Carol Berner, 57, was subsequently convicted of impaired driving causing bodily harm and death and was sentenced to 30 months in jail.

Middelaar's mother, Laurel, was in Prince George to present awards to northern B.C. officers who snagged at least a dozen impaired drivers during 2014.

Those who make that grade are named to Alexa's Team and the 25 most productive officers in that respect are named Alexa's All-Stars.

Dunnett, who removed 84 such drivers, and Cst. Brian Davis, also of the Prince George RCMP and who removed 76, were among them. It was the second year in a row that Dunnett was named to the team and the fourth year in a row for Davis.

Dunnett said the introduction of immediate roadside prohibitions have made a major difference.

"It's a way quicker process to go through than a Criminal Code," Dunnett said. "It helps us wrap one up in a couple of hours and get onto the next one."

But he said the number of impaired drivers he's come across since the roadside prohibitions have come into force has not declined although the vast majority learn their lesson the first time around.

The penalty for a first-time offender who blows more than 0.5 per cent is a three-day driving prohibition and a $200 fine.

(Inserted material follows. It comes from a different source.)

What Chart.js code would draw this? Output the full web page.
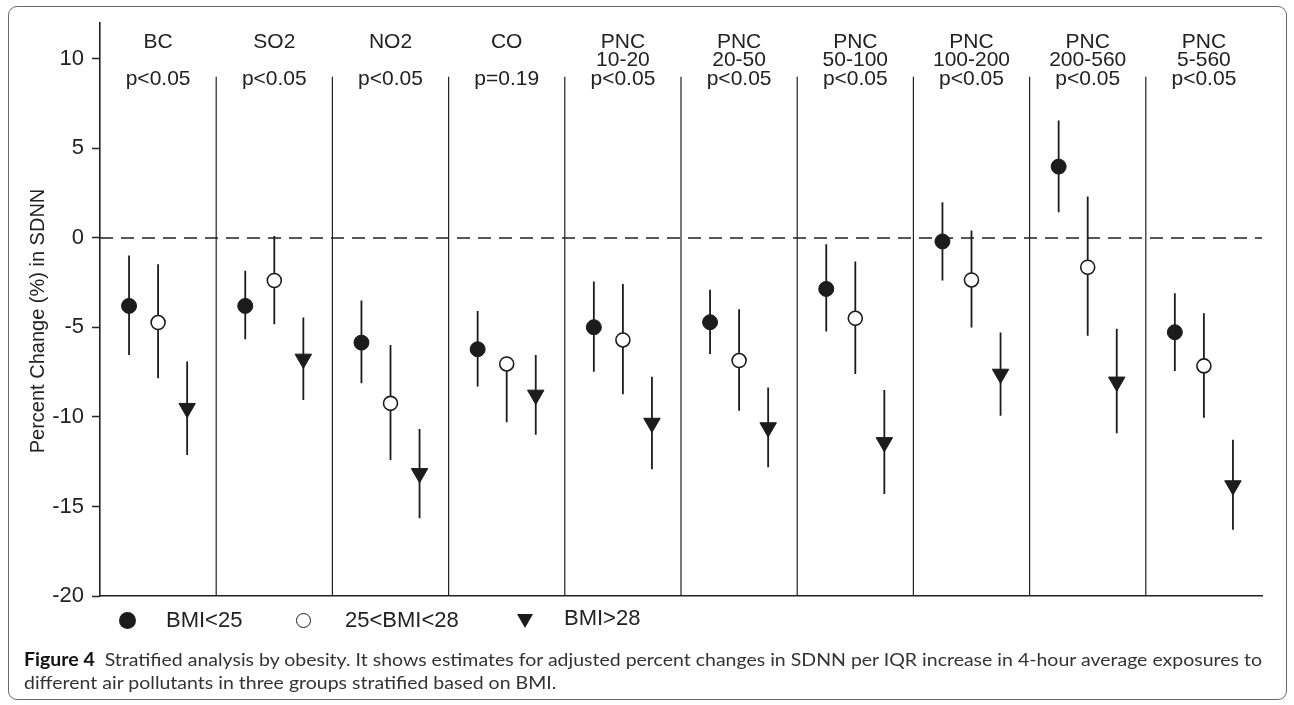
<!DOCTYPE html>
<html>
<head>
<meta charset="utf-8">
<script src="https://cdn.jsdelivr.net/npm/chart.js@4.4.1/dist/chart.umd.min.js"></script>
<style>
  html, body { margin: 0; padding: 0; background: #fff; }
  #wrap { position: relative; width: 1294px; height: 705px; overflow: hidden; background: #fff; }
  #c { position: absolute; left: 0; top: 0; }
  #frame { position: absolute; left: 8px; top: 6px; width: 1277px; height: 692px; border: 1.5px solid #6a6a6a; border-radius: 9px; pointer-events: none; }
  .lg { position: absolute; font-family: "Liberation Sans", Arial, sans-serif; font-size: 22px; color: #222; line-height: 22px; white-space: nowrap; }
  .mk { position: absolute; box-sizing: border-box; }
  .cap { position: absolute; left: 24px; font-family: Lato, "Open Sans", sans-serif; font-size: 18px; color: #333; white-space: nowrap; transform-origin: 0 50%; line-height: 20px; }
  .cap b { color: #111; }
</style>
</head>
<body>
<div id="wrap">
  <canvas id="c" width="1294" height="705"></canvas>
  <div class="mk" style="left:119px;top:612px;width:17px;height:17px;border-radius:50%;background:#1c1c1c;"></div>
  <div class="lg" style="left:166px;top:609px;">BMI&lt;25</div>
  <div class="mk" style="left:296px;top:613px;width:15px;height:15px;border-radius:50%;border:1.5px solid #1c1c1c;background:#fff;"></div>
  <div class="lg" style="left:345px;top:609px;">25&lt;BMI&lt;28</div>
  <div class="mk" style="left:517px;top:614px;width:0;height:0;border-left:8px solid transparent;border-right:8px solid transparent;border-top:14px solid #1c1c1c;"></div>
  <div class="lg" style="left:564px;top:607px;">BMI&gt;28</div>
  <div class="cap" id="cap1" style="top:649px;"><b>Figure 4</b>&nbsp; Stratified analysis by obesity. It shows estimates for adjusted percent changes in SDNN per IQR increase in 4-hour average exposures to</div>
  <div class="cap" id="cap2" style="top:672px;">different air pollutants in three groups stratified based on BMI.</div>
  <div id="frame"></div>
</div>
<script>
// ---- data ----
const pollutants = ['BC', 'SO2', 'NO2', 'CO', 'PNC', 'PNC', 'PNC', 'PNC', 'PNC', 'PNC'];
const sizeRanges = ['', '', '', '', '10-20', '20-50', '50-100', '100-200', '200-560', '5-560'];
const pValues = ['p<0.05', 'p<0.05', 'p<0.05', 'p=0.19', 'p<0.05', 'p<0.05', 'p<0.05', 'p<0.05', 'p<0.05', 'p<0.05'];
const groupLabels = ['BMI<25', '25<BMI<28', 'BMI>28'];
const yTitle = 'Percent Change (%) in SDNN';

const lowEst = [-3.8, -3.8, -5.85, -6.22, -4.99, -4.71, -2.85, -0.2, 3.98, -5.27];
const lowLo  = [-6.54, -5.66, -8.12, -8.3, -7.47, -6.48, -5.23, -2.38, 1.43, -7.43];
const lowHi  = [-0.99, -1.84, -3.5, -4.08, -2.44, -2.9, -0.35, 1.99, 6.55, -3.09];

const midEst = [-4.73, -2.38, -9.24, -7.04, -5.7, -6.85, -4.49, -2.35, -1.64, -7.15];
const midLo  = [-7.84, -4.82, -12.4, -10.3, -8.73, -9.66, -7.6, -5.01, -5.46, -10.04];
const midHi  = [-1.47, 0.1, -5.98, -6.8, -2.57, -3.98, -1.32, 0.41, 2.31, -4.21];

const highEst = [-9.51, -6.76, -13.15, -8.77, -10.34, -10.59, -11.42, -7.6, -8.04, -13.83];
const highLo  = [-12.12, -9.05, -15.66, -11.0, -12.92, -12.81, -14.3, -9.93, -10.91, -16.3];
const highHi  = [-6.9, -4.45, -10.67, -6.54, -7.75, -8.36, -8.49, -5.29, -5.08, -11.28];

const yTicks = [-20, -15, -10, -5, 0, 5, 10];
const yMin = -20, yMax = 12;
const separatorTop = 9;
const groupOffsets = [0.25, 0.5, 0.75];

// ---- build datasets ----
const INK = '#1c1c1c';
function pts(est, off) { return est.map((v, i) => ({ x: i + off, y: v })); }
function bars(lo, hi, off) {
  const out = [];
  lo.forEach((v, i) => { out.push({ x: i + off, y: v }, { x: i + off, y: hi[i] }, { x: i + off, y: null }); });
  return out;
}
const sepData = [];
for (let i = 1; i < pollutants.length; i++) {
  sepData.push({ x: i, y: separatorTop }, { x: i, y: yMin }, { x: i, y: null });
}

const datasets = [
  { label: groupLabels[0], data: pts(lowEst, groupOffsets[0]), pointStyle: 'circle', pointRadius: 7.5,
    backgroundColor: INK, borderColor: INK, borderWidth: 1, order: 0 },
  { label: groupLabels[1], data: pts(midEst, groupOffsets[1]), pointStyle: 'circle', pointRadius: 7,
    backgroundColor: '#fff', borderColor: INK, borderWidth: 1.6, order: 0 },
  { label: groupLabels[2], data: pts(highEst, groupOffsets[2]), pointStyle: 'triangle', rotation: 180, pointRadius: 9.5,
    backgroundColor: INK, borderColor: INK, borderWidth: 1, order: 0 },
  { label: 'ci1', data: bars(lowLo, lowHi, groupOffsets[0]), showLine: true, spanGaps: false, pointRadius: 0, borderColor: INK, borderWidth: 1.8, order: 1 },
  { label: 'ci2', data: bars(midLo, midHi, groupOffsets[1]), showLine: true, spanGaps: false, pointRadius: 0, borderColor: INK, borderWidth: 1.8, order: 1 },
  { label: 'ci3', data: bars(highLo, highHi, groupOffsets[2]), showLine: true, spanGaps: false, pointRadius: 0, borderColor: INK, borderWidth: 1.8, order: 1 },
  { label: 'sep', data: sepData, showLine: true, spanGaps: false, pointRadius: 0, borderColor: '#222', borderWidth: 1.2, order: 2 },
  { label: 'zero', data: [{ x: 0, y: 0 }, { x: pollutants.length, y: 0 }], showLine: true, pointRadius: 0,
    borderColor: '#222', borderWidth: 1.5, borderDash: [13, 8], order: 3 }
];

const panelTitles = {
  id: 'panelTitles',
  afterDatasetsDraw(chart) {
    const ctx = chart.ctx, xs = chart.scales.x, ys = chart.scales.y;
    ctx.save();
    ctx.font = '21px "Liberation Sans", Arial, sans-serif';
    ctx.fillStyle = '#222';
    ctx.textAlign = 'center';
    ctx.textBaseline = 'middle';
    pollutants.forEach((p, i) => {
      const cx = xs.getPixelForValue(i + 0.5);
      ctx.fillText(p, cx, 42);
      if (sizeRanges[i]) ctx.fillText(sizeRanges[i], cx, 60.5);
      ctx.fillText(pValues[i], cx, 79);
    });
    // y axis title
    ctx.font = '20px "Liberation Sans", Arial, sans-serif';
    ctx.translate(38, 321);
    ctx.rotate(-Math.PI / 2);
    ctx.fillText(yTitle, 0, 0);
    ctx.restore();
  }
};

new Chart(document.getElementById('c'), {
  type: 'scatter',
  data: { datasets },
  options: {
    responsive: false,
    animation: false,
    devicePixelRatio: 1,
    layout: { padding: { left: 0, right: 32, top: 23, bottom: 109 } },
    plugins: { legend: { display: false }, tooltip: { enabled: false } },
    scales: {
      x: {
        type: 'linear', min: 0, max: pollutants.length,
        ticks: { display: false },
        grid: { display: false },
        border: { display: true, color: '#222', width: 1.6 },
        afterFit(s) { s.height = 0; }
      },
      y: {
        type: 'linear', min: yMin, max: yMax,
        afterBuildTicks(s) { s.ticks = yTicks.map(v => ({ value: v })); },
        afterFit(s) { s.width = 100; },
        ticks: { font: { family: '"Liberation Sans", Arial, sans-serif', size: 22 }, color: '#222', padding: 8 },
        grid: { drawOnChartArea: false, drawTicks: true, tickLength: 8, tickColor: '#222', tickWidth: 1.5 },
        border: { display: true, color: '#222', width: 1.6 },
        title: { display: false }
      }
    }
  },
  plugins: [panelTitles]
});

// fit caption width
function fitCaption() {
  const c1 = document.getElementById('cap1'), c2 = document.getElementById('cap2');
  c1.style.transform = 'none';
  const w = c1.getBoundingClientRect().width;
  const s = 1238 / w;
  c1.style.transform = 'scaleX(' + s + ')';
  c2.style.transform = 'scaleX(' + s + ')';
}
fitCaption();
if (document.fonts && document.fonts.ready) document.fonts.ready.then(fitCaption);
</script>
</body>
</html>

A second offence within five years draws a seven-day prohibition and a $500 fine and a third offence within five years carries a 30-day prohibition and a $400 fine and a potential referral to a remedial program.

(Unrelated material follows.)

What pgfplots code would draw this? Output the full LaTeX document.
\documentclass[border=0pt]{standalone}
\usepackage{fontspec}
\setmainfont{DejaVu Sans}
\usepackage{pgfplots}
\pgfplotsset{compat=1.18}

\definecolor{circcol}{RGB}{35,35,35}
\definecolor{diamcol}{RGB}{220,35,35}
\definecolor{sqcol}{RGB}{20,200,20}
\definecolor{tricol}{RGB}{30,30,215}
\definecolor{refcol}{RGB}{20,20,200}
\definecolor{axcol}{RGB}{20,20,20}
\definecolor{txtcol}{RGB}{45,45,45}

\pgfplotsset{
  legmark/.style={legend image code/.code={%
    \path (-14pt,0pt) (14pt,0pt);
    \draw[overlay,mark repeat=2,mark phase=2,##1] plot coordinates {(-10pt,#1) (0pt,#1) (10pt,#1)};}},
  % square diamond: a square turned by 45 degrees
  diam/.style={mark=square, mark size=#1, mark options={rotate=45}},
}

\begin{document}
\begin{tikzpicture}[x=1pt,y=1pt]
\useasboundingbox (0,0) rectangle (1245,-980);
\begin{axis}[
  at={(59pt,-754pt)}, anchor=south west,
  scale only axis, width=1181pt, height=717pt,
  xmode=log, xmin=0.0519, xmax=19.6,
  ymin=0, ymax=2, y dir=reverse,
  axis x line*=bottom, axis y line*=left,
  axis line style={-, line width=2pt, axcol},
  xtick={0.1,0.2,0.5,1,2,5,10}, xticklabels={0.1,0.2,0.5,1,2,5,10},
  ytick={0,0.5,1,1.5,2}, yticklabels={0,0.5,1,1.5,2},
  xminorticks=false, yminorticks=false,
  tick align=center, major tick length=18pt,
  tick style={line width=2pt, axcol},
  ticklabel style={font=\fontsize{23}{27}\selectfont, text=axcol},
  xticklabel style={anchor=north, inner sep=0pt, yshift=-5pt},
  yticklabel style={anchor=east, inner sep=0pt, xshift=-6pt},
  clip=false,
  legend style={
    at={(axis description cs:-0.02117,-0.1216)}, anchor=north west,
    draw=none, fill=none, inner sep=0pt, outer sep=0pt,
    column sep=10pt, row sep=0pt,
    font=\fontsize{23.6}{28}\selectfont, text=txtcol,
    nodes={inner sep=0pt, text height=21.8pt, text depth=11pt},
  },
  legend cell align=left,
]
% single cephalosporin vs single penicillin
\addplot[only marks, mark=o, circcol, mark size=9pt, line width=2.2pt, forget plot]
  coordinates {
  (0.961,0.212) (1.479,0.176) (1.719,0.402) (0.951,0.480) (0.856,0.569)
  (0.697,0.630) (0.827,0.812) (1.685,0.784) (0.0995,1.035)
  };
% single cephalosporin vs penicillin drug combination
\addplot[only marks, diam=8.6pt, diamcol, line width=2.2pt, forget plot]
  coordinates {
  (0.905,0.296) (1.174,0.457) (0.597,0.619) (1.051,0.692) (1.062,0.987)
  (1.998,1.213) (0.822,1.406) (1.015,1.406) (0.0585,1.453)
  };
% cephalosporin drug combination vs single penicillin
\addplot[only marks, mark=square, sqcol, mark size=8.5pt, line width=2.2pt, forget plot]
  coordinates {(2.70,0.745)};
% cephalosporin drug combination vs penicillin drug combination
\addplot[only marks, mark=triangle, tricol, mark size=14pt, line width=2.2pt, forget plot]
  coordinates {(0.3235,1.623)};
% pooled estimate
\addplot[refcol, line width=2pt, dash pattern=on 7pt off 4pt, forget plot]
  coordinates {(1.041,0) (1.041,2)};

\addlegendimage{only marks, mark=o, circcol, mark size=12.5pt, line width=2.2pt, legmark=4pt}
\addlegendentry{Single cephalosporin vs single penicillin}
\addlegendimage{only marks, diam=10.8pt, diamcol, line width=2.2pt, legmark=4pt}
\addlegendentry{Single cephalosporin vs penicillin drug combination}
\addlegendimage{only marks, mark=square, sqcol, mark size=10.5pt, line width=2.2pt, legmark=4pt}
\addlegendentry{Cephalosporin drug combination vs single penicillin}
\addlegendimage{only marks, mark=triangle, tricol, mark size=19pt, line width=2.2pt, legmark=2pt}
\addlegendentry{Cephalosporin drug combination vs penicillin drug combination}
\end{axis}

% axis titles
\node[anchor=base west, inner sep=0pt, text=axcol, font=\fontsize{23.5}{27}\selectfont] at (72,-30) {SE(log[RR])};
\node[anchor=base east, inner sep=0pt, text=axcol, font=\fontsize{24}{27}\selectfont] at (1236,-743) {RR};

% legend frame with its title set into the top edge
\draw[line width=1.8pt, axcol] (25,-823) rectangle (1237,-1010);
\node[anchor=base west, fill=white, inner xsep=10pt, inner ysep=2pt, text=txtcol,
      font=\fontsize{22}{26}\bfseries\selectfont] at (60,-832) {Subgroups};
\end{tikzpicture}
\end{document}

Those who blow over .08 or refuse to provide a breath sample are issued a 90-day prohibition, a 30-day vehicle impoundment and a potential referral to a remedial program.

"The reality is we deal with impaired drivers who crash their vehicles, and there are fatalities and they're very violent," Dunnett said.

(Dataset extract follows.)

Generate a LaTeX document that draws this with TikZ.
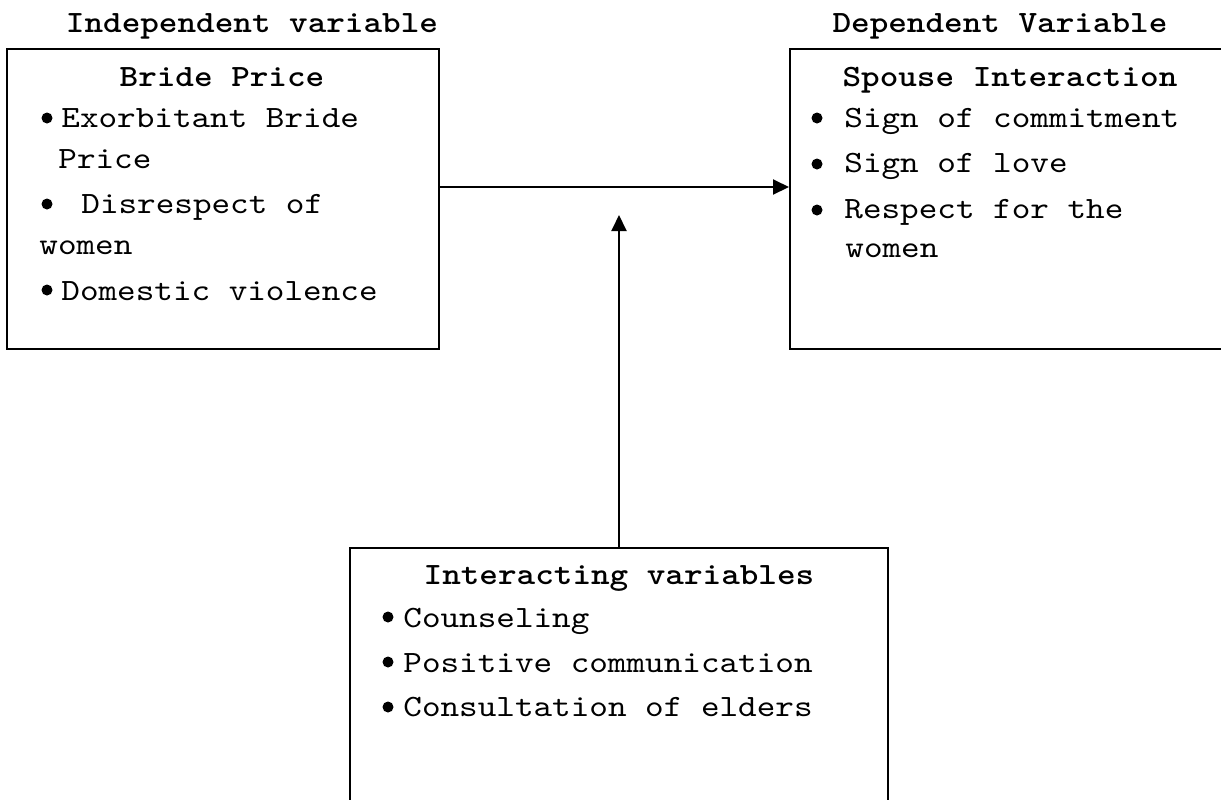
\documentclass[tikz,border=0pt]{standalone}
\usepackage{fontspec}
\setmainfont{lmmono10-regular.otf}[BoldFont = lmmonolt10-bold.otf, FakeStretch = 1.143]
\usetikzlibrary{arrows.meta}

\begin{document}
\fontsize{15.5}{18}\selectfont
\begin{tikzpicture}[x = 0.5pt, y = -0.5pt]
	\tikzstyle{boxStyle} = [draw, line width = 1pt, inner sep = 0pt]
	\tikzstyle{headStyle} = [anchor = base, inner sep = 0pt, font = \bfseries]
	\tikzstyle{itemStyle} = [anchor = base west, inner sep = 0pt]
	\tikzstyle{dotStyle} = [shape = circle, fill, minimum size = 5.5pt, inner sep = 0pt]
	\tikzstyle{arrowStyle} = [line width = 1pt, -{Triangle[length = 8pt, width = 7.5pt]}]
	\useasboundingbox (0,0) rectangle (1221,799);
	\clip (0,0) rectangle (1221,799);
	\node[headStyle] (indepTitle) at (252,32) {Independent variable};
	\node[headStyle] (depTitle) at (1000,32) {Dependent Variable};
	\node[boxStyle, minimum width = 216pt, minimum height = 150pt] (bride) at (223,199) {};
	\node[boxStyle, minimum width = 225pt, minimum height = 150pt] (spouse) at (1015,199) {};
	\node[boxStyle, minimum width = 269pt, minimum height = 146pt] (inter) at (619,694) {};
	\node[headStyle] (brideHead) at (222,86) {Bride Price};
	\node[dotStyle] (brideDotA) at (47,118) {};
	\node[itemStyle] (brideItemA) at (61,127) {Exorbitant Bride};
	\node[itemStyle] (brideItemAb) at (58,168) {Price};
	\node[dotStyle] (brideDotB) at (47,204) {};
	\node[itemStyle] (brideItemB) at (81,213) {Disrespect of};
	\node[itemStyle] (brideItemBb) at (39,254) {women};
	\node[dotStyle] (brideDotC) at (47,290) {};
	\node[itemStyle] (brideItemC) at (61,300) {Domestic violence};
	\node[headStyle] (spouseHead) at (1010,86) {Spouse Interaction};
	\node[dotStyle] (spouseDotA) at (817,118) {};
	\node[itemStyle] (spouseItemA) at (844,127) {Sign of commitment};
	\node[dotStyle] (spouseDotB) at (817,164) {};
	\node[itemStyle] (spouseItemB) at (844,172) {Sign of love};
	\node[dotStyle] (spouseDotC) at (817,210) {};
	\node[itemStyle] (spouseItemC) at (844,218) {Respect for the};
	\node[itemStyle] (spouseItemCb) at (845,257) {women};
	\node[headStyle] (interHead) at (619,584) {Interacting variables};
	\node[dotStyle] (interDotA) at (388,617) {};
	\node[itemStyle] (interItemA) at (403,627) {Counseling};
	\node[dotStyle] (interDotB) at (388,662) {};
	\node[itemStyle] (interItemB) at (403,672) {Positive communication};
	\node[dotStyle] (interDotC) at (388,707) {};
	\node[itemStyle] (interItemC) at (403,716) {Consultation of elders};
	\coordinate (tip) at (619,215);
	\draw[arrowStyle] ([yshift = 6pt]bride.east) -- ([yshift = 6pt]spouse.west);
	\draw[arrowStyle] (inter.north) -- (tip);
\end{tikzpicture}
\end{document}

"That's why it's our number one objective - to take impaired drivers off the road, so that doesn't happen."

Several other officers were named to Alexa's Team for taking at least a dozen impaired drivers off the road in 2014: Cst. Bill Brown, Cst. Patrick Kennedy and Cst. Dan Turner of Prince George City Traffic Services; Cst. Michael Collis and Cst. Mattew Schick of Prince George Regional Traffic Services; Cst. Serge Bruneau and Cpl. John Graham of the Prince George Integrated Road Safety Unit.

In all, they accounted for 389 impaired drivers removed from area roads in 2014.